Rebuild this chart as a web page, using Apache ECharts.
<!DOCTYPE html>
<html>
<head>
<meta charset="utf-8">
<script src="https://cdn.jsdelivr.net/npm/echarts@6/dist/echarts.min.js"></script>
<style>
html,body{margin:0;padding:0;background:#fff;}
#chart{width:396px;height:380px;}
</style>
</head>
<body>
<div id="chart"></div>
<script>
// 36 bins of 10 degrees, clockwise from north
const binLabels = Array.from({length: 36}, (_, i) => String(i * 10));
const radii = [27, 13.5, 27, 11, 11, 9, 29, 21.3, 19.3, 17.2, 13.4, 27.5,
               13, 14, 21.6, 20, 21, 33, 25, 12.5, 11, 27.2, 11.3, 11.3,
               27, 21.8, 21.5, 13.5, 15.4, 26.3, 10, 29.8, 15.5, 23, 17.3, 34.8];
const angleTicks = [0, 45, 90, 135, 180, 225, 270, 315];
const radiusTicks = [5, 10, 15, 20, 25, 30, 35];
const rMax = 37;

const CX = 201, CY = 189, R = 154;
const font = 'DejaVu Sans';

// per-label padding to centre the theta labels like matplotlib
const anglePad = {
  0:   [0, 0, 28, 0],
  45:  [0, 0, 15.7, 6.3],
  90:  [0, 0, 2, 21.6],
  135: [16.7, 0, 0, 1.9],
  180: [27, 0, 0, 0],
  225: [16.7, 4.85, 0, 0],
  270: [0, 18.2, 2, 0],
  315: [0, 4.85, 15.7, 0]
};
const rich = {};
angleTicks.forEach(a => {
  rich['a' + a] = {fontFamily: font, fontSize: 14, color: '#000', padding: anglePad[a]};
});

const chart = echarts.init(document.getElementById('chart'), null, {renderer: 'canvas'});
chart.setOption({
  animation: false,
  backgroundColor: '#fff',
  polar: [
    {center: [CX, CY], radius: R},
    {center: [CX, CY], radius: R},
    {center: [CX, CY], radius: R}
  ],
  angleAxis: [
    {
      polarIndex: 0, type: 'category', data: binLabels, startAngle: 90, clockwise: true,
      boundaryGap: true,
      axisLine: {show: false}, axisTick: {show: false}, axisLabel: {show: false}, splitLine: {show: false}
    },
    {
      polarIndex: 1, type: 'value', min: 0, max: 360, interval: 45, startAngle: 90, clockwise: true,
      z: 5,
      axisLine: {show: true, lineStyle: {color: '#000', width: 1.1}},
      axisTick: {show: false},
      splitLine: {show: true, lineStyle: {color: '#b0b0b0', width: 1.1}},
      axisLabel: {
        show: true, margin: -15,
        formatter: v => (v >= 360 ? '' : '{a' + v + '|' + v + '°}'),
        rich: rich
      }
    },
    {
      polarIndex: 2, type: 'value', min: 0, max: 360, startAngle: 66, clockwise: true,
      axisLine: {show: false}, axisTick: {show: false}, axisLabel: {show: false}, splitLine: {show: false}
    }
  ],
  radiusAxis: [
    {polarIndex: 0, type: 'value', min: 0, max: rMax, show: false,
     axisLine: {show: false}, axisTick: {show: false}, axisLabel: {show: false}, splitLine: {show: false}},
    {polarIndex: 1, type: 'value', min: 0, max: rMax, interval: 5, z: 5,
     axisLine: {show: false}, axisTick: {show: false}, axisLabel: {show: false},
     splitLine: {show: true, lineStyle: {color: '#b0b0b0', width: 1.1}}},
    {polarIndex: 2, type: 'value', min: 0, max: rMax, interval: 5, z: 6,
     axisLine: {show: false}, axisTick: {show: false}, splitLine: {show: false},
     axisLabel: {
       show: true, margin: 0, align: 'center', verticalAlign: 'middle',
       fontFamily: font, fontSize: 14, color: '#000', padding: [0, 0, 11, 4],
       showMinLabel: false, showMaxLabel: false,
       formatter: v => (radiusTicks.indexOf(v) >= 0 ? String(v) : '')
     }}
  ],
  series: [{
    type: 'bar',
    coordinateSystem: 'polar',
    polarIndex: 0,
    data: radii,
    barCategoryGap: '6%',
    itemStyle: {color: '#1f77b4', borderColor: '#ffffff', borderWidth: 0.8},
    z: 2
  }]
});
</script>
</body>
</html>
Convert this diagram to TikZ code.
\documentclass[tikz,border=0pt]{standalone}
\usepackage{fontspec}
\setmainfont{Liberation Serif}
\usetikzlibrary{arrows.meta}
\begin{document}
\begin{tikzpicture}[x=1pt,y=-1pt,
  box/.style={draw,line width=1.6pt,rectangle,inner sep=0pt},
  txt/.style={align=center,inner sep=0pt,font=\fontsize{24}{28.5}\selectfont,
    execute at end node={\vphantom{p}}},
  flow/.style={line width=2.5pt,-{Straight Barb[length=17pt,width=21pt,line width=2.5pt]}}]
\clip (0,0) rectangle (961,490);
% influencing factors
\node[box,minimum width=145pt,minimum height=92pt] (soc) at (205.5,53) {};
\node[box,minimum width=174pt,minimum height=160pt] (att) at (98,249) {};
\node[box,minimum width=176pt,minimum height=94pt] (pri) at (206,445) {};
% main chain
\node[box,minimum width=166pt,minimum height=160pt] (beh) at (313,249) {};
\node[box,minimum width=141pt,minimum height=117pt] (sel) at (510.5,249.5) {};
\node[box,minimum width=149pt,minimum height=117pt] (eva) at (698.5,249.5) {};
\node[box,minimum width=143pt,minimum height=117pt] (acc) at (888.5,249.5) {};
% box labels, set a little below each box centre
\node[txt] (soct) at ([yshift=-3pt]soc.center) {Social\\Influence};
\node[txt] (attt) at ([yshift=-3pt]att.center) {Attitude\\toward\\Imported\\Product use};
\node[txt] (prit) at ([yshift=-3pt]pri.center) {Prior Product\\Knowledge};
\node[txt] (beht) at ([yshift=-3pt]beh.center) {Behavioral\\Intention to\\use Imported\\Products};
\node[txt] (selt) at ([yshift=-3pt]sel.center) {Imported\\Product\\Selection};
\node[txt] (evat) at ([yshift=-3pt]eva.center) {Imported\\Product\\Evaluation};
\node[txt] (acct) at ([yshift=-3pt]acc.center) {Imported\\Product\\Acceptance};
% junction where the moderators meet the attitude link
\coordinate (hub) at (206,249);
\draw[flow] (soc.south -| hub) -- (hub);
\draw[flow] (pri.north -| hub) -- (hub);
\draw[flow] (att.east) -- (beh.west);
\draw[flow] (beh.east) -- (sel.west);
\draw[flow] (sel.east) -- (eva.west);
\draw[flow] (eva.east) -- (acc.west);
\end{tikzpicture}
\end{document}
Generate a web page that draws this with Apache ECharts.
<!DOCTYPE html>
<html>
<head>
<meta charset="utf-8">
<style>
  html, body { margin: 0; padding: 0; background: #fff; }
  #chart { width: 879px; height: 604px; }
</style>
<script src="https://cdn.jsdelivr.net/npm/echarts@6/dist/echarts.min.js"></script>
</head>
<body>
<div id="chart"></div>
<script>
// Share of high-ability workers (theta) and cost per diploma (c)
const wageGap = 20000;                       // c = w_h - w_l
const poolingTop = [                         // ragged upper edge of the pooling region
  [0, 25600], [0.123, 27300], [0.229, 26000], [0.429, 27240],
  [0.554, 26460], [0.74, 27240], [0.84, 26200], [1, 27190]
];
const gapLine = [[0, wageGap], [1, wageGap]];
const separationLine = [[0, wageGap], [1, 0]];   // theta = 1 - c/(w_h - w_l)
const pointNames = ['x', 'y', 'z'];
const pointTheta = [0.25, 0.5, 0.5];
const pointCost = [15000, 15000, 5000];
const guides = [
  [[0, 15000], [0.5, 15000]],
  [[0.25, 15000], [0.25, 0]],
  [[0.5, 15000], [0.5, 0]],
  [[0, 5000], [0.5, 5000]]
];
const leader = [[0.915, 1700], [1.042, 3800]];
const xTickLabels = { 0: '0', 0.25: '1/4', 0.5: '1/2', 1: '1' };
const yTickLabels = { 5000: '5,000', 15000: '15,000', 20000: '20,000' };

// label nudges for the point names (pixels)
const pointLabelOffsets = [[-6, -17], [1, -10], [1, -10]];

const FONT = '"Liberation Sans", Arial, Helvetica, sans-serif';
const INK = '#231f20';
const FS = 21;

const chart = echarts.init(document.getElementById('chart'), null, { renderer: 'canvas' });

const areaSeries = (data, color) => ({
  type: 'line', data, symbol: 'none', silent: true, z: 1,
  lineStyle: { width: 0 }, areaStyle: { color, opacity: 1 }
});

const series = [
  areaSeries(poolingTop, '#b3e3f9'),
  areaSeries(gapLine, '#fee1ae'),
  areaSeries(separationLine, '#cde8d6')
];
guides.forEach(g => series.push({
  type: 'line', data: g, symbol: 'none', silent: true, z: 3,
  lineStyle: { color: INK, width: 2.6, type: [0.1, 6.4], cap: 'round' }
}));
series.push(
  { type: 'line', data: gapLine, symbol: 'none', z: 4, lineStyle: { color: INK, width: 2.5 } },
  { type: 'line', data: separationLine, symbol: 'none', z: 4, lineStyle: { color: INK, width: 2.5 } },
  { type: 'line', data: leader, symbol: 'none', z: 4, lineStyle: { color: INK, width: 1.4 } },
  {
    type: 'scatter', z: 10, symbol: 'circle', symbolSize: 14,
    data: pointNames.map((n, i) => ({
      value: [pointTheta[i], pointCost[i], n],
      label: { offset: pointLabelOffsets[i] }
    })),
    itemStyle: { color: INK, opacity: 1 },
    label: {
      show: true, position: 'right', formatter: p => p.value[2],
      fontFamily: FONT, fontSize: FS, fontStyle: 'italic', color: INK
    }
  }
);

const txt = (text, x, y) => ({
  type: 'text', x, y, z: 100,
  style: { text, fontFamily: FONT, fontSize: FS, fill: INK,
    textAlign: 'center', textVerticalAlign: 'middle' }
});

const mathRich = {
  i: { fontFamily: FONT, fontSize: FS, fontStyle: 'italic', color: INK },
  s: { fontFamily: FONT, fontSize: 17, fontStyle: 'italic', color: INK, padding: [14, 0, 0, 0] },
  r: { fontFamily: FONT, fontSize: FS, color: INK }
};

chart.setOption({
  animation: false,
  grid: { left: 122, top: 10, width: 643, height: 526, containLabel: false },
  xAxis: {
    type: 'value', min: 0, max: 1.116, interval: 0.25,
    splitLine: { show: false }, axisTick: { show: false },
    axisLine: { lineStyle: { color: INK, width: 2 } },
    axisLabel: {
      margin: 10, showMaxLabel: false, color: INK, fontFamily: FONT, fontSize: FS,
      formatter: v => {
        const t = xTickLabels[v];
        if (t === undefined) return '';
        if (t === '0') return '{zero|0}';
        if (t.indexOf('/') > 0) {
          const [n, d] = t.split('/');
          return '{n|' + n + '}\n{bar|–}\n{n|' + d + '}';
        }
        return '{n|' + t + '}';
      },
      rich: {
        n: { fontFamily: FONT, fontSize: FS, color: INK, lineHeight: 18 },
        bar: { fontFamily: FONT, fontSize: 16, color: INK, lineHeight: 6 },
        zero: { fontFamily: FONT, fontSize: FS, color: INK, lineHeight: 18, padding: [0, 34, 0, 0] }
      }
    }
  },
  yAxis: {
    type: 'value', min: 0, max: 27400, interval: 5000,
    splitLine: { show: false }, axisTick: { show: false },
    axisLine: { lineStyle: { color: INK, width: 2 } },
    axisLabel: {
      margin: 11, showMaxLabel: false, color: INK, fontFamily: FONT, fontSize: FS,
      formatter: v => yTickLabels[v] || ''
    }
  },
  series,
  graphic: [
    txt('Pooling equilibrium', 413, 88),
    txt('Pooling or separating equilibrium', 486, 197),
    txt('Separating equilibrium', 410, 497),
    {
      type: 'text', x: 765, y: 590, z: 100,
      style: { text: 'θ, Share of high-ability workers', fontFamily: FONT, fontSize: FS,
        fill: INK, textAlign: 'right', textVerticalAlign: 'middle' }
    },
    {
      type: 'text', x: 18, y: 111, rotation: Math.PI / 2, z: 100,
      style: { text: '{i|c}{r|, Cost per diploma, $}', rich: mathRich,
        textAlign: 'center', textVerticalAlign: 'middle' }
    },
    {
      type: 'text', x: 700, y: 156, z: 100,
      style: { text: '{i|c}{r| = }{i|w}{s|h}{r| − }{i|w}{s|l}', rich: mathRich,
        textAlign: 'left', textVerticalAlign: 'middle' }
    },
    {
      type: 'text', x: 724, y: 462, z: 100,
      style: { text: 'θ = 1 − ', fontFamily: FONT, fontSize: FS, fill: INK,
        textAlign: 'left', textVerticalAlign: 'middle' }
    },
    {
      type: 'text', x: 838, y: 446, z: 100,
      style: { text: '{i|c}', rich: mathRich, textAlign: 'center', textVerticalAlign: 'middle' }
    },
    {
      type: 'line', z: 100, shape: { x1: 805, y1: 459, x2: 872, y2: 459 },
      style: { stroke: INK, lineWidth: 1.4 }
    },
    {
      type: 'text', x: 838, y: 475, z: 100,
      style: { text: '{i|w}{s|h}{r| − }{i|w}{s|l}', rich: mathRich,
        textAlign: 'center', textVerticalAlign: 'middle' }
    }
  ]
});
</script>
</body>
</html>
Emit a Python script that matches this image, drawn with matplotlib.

▸ **WORK INSTRUCTIONS**:
Reproduce exactly the lines from the beginning of the entries above up to and including the line that contains "const font = 'DejaVu Sans';".

▸ **TASK ANSWER**:
Rebuild this chart as a web page, using Apache ECharts.
<!DOCTYPE html>
<html>
<head>
<meta charset="utf-8">
<script src="https://cdn.jsdelivr.net/npm/echarts@6/dist/echarts.min.js"></script>
<style>
html,body{margin:0;padding:0;background:#fff;}
#chart{width:396px;height:380px;}
</style>
</head>
<body>
<div id="chart"></div>
<script>
// 36 bins of 10 degrees, clockwise from north
const binLabels = Array.from({length: 36}, (_, i) => String(i * 10));
const radii = [27, 13.5, 27, 11, 11, 9, 29, 21.3, 19.3, 17.2, 13.4, 27.5,
               13, 14, 21.6, 20, 21, 33, 25, 12.5, 11, 27.2, 11.3, 11.3,
               27, 21.8, 21.5, 13.5, 15.4, 26.3, 10, 29.8, 15.5, 23, 17.3, 34.8];
const angleTicks = [0, 45, 90, 135, 180, 225, 270, 315];
const radiusTicks = [5, 10, 15, 20, 25, 30, 35];
const rMax = 37;

const CX = 201, CY = 189, R = 154;
const font = 'DejaVu Sans';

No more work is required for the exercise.